Danboro, PA —When Jim Sutcliffe, the technical lab supervisor at Penn Engineering and Manufacturing (PEM), takes pictures at work, it's not for fun. He uses his new Polaroid digital microscope camera, the DMC Ie, for reviewing new designs of PEM's self-cinching fasteners and deciding whether or not they work.
"We provide support for the engineering department, focusing primarily on new product development," says Sutcliffe. "We see in an instant if our displacement calculations are correct." The DMC Ie is also suitable for use in automotive, aerospace, semiconductor manufacturing, and other industries during failure analysis, materials characterization processes, and for detecting reverse engineering or patent infringements.

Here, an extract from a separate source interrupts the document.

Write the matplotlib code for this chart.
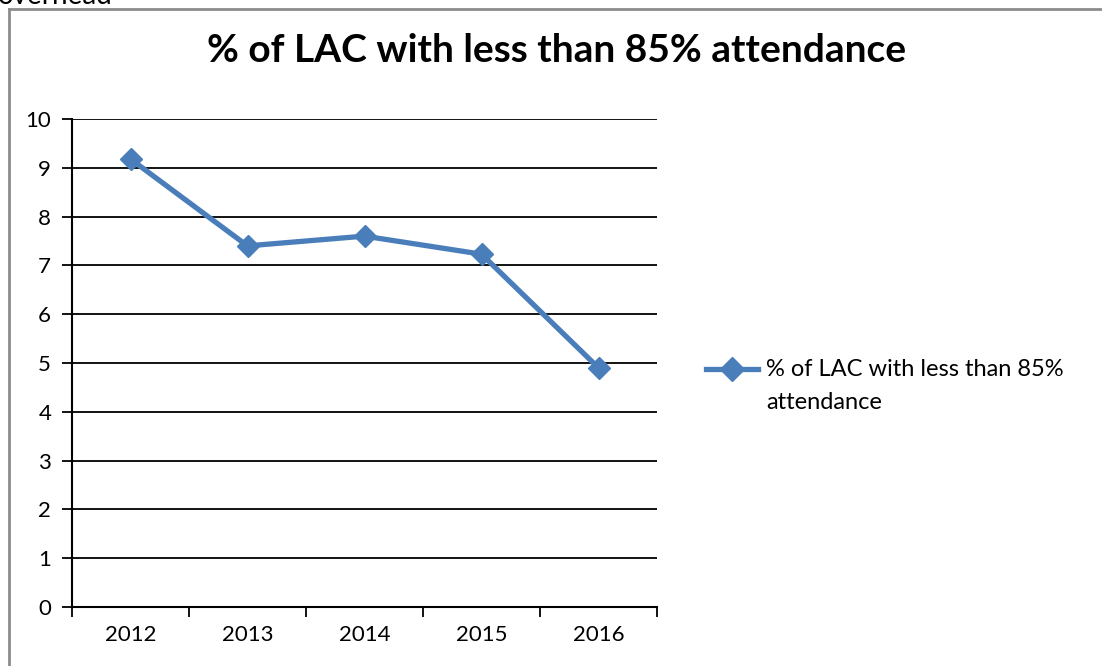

PEM also uses the digital images for quality control and visual inspection. "Say that we discover a problem with our tooling company in South Carolina. Now, we just e-mail them an image of the fastener with an explanation and straighten the problem immediately," says Sutcliffe. Previously, PEM used a 35-mm film-based photo-micrograph system. "We couldn't do much with the film. We'd have to develop it, mail it, and then wait. That doesn't happen now," he says.
Polaroid's DMC Ie utility software used with the camera gives users measurement marker and annotation tools that add markers in micron, millimeter, centimeter, and inch. Designers may also place a title or make a note on the digital images.
Exposure times for the DMC Ie range from 20 milliseconds to one second. Data transfer rates are greater than 2M bytes per second. Polaroid uses a raw sensor file containing one million pixels for providing sharp image detail and enlargement capability. The pixel sensor captures color RGB (red-orange, green, blue-violet) images with resolutions measuring 1,600×1,200 pixels.